* What this task involves: Return the material exactly, first line through the line containing "et par an)';", and nothing more. Pictures stay out.

__________

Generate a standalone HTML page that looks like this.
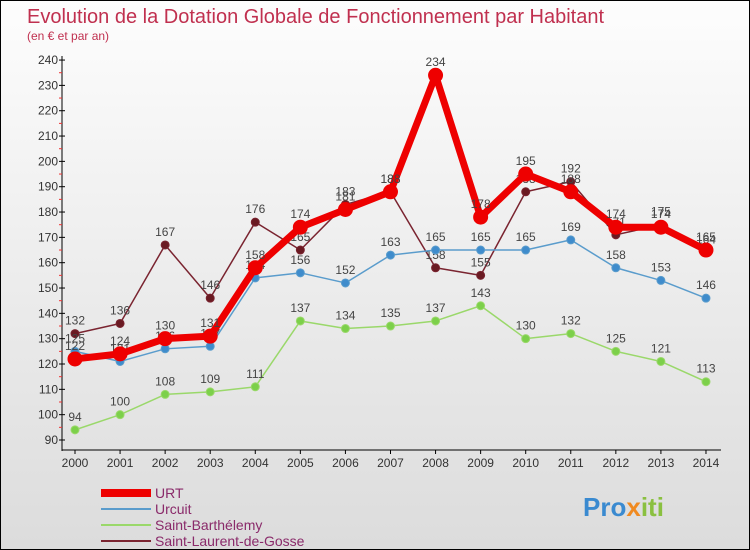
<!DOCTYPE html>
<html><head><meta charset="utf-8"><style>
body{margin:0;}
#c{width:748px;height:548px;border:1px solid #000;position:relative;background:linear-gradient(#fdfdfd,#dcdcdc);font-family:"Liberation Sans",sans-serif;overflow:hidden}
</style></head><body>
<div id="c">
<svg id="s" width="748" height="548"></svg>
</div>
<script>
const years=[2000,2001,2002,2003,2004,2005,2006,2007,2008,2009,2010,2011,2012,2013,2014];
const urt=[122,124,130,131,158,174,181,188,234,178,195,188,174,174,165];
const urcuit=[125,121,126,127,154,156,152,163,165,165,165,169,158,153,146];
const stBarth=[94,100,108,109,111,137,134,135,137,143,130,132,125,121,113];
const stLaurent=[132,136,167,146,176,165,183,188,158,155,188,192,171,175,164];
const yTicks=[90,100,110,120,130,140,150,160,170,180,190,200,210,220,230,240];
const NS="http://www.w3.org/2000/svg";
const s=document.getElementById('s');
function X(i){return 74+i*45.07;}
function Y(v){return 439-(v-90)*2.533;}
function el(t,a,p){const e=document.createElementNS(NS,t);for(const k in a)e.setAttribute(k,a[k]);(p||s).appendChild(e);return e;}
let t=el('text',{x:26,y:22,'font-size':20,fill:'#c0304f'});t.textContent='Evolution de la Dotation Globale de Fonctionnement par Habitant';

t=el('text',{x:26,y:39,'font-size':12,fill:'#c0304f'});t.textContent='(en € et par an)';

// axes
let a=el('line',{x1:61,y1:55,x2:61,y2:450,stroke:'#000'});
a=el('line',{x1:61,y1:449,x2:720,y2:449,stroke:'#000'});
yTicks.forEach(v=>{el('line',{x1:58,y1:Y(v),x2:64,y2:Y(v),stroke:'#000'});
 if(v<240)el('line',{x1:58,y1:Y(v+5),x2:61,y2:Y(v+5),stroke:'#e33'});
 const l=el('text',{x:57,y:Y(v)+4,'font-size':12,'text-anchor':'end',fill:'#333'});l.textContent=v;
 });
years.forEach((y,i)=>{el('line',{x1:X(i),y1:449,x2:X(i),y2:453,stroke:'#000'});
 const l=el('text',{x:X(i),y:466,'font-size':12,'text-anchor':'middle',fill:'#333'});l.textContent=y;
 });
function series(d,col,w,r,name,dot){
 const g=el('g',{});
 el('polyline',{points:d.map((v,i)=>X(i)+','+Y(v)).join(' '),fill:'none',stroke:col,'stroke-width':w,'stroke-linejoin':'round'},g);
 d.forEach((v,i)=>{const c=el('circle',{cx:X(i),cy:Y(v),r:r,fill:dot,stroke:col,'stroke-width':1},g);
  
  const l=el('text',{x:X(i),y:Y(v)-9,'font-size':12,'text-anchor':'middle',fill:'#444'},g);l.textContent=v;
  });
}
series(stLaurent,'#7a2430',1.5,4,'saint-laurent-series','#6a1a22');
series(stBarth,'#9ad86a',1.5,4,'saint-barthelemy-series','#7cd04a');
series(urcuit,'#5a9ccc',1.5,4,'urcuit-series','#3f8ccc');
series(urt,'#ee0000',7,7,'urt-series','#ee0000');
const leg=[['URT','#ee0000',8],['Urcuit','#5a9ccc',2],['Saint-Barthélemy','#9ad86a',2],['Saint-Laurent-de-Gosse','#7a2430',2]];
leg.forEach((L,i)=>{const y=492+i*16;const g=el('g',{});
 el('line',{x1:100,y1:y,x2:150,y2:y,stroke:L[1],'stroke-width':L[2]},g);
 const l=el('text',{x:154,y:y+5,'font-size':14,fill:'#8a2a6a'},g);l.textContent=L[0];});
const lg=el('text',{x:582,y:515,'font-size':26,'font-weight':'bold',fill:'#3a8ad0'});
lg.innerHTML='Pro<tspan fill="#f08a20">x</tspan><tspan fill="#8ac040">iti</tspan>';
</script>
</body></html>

__________

* Answer to this exercise:
Generate a standalone HTML page that looks like this.
<!DOCTYPE html>
<html><head><meta charset="utf-8"><style>
body{margin:0;}
#c{width:748px;height:548px;border:1px solid #000;position:relative;background:linear-gradient(#fdfdfd,#dcdcdc);font-family:"Liberation Sans",sans-serif;overflow:hidden}
</style></head><body>
<div id="c">
<svg id="s" width="748" height="548"></svg>
</div>
<script>
const years=[2000,2001,2002,2003,2004,2005,2006,2007,2008,2009,2010,2011,2012,2013,2014];
const urt=[122,124,130,131,158,174,181,188,234,178,195,188,174,174,165];
const urcuit=[125,121,126,127,154,156,152,163,165,165,165,169,158,153,146];
const stBarth=[94,100,108,109,111,137,134,135,137,143,130,132,125,121,113];
const stLaurent=[132,136,167,146,176,165,183,188,158,155,188,192,171,175,164];
const yTicks=[90,100,110,120,130,140,150,160,170,180,190,200,210,220,230,240];
const NS="http://www.w3.org/2000/svg";
const s=document.getElementById('s');
function X(i){return 74+i*45.07;}
function Y(v){return 439-(v-90)*2.533;}
function el(t,a,p){const e=document.createElementNS(NS,t);for(const k in a)e.setAttribute(k,a[k]);(p||s).appendChild(e);return e;}
let t=el('text',{x:26,y:22,'font-size':20,fill:'#c0304f'});t.textContent='Evolution de la Dotation Globale de Fonctionnement par Habitant';

t=el('text',{x:26,y:39,'font-size':12,fill:'#c0304f'});t.textContent='(en € et par an)';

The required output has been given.